再者:令嫂仍和她令郎的家眷住在此地。您的侄孙真可爱。您知道,他快五岁了!昨天他看见一匹马走过,腿上裹了护膝,他说:“它膝头上是什么?”那孩子,他是那样惹人爱。他的小兄弟在屋子里拖着一把破扫帚当车子,嘴里还喊着:“走!”

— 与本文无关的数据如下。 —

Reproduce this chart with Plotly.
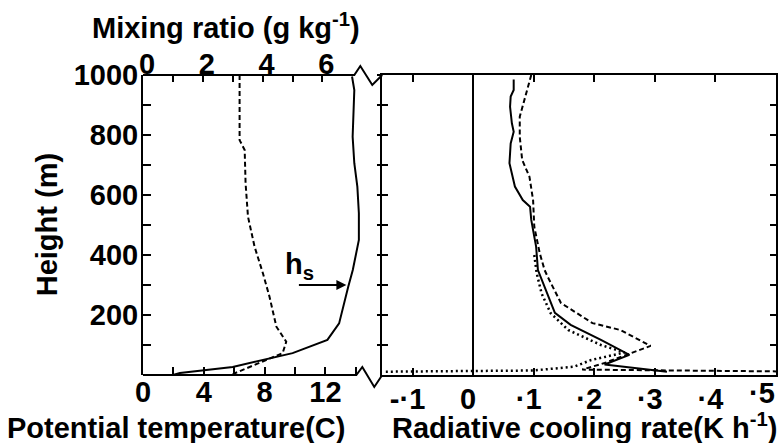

从这封信里我们可以看出,那两位妇人知道用女性所特有的那种比男子更了解男子的天才,去曲承主教的生活方式。迪涅那位主教有着那种始终不渝、温和敦厚的神情风度,有时作出一些伟大、果敢、辉煌的行动,仿佛连他自己也不觉得。她们为那些事提心吊胆,但是让他去做。马格洛大娘有时试着在事先劝劝,但从不在事情进行时或事后多话。当行动已经开始,她们就从不阻拦他,连一点颜色也不表露。某些时候,她们只似懂非懂地觉得他是在尽主教的职责;他自己并不说出,甚至连他自己也不一定有那种感觉,因为他的那种赤子之心是那样淳朴,因此,她们在家里只是两个黑影。她们被动地服侍着他,如果为了服从,应当退避,她们便退避。由于一种可喜的、体贴入微的本能,她们知道,某种关切反而会使他为难。我不说她们能了解他的思想,但是她们了解他的性格,因而即使知道他是在危险中,也只好不过问。她们把他托付给了上帝。

而且巴狄斯丁还常说,正如我们刚才念过的,她哥的不幸也就是她自己的末日。马格洛大娘没有那样说,但是她心里有数。